The extra hoop applicants must jump through helps, but there were still people in my cohort swimming in legal work experience offers from their barrister uncles and legal executive cousins. There were others whose parents had enrolled at university, but dropped out because they received good job offers and were now, to put it bluntly, pretty rich. ‘Disadvantaged’ — I’m really not convinced.

As I’ve stressed above, the Pathways to Law programme was absolutely excellent, I completed the full two years and had a place to study law waiting for me at the end of it all. I can’t throw my toys out of the pram too much, but there are two big concerns I have regarding these social mobility initiatives and their entry criteria.

The first is the most obvious: for every rich kid from a top performing grammar school that gets a place on the scheme, someone, and possibly someone more *lots of quote marks* disadvantaged, doesn’t.

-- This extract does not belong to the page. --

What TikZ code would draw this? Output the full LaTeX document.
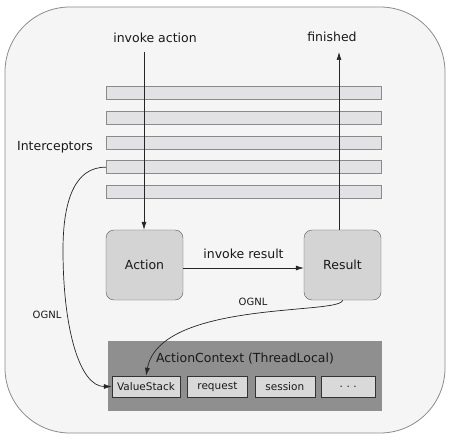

Because there’s often grade requirements for the scheme (at Pathways it’s a minimum of 5 As at GCSE), aspiring lawyers from underperforming schools may be bumped out in favour of strong candidates from good state schools who probably would’ve got into law school without the programme’s help anyway. It takes more work to find candidates truly deserving of a place on these schemes, but if the programmes want to fulfil their mantra — getting ACTUAL, REAL disadvantaged children into good universities to study law — the work must be done.

Binda Patel, head of programmes at the Sutton Trust, realises this. She told us:

For social mobility initiatives to really make a difference, it’s crucial they get to the young people who will benefit the most. To make sure we do that with Pathways to Law, we’ve developed a set of eligibility criteria that take a number of different factors into account. Aside from academic potential, we look at things like whether an applicant comes from a particularly deprived neighbourhood, or goes to a school where not many young people go on to higher education.

Secondly, has anyone ever considered the impact on 12-year-old kids from pretty well off families being constantly referred to as “under-privileged” and “disadvantaged”? They’re not nice words — having them drummed into you just before you head off to a posh university with a large public school population can make you feel like quite an outsider.

Telling people at university you’ve benefited from a diversity initiative often leads to raised eyebrows and questions. People think there’s something weird about you, or take a disliking to you because you’ve secured your university place on a lower, contextual offer. There is the expectation of a sob story. In my case, and I’m sure most people caught by ‘the social mobility initiative net’, there never was one.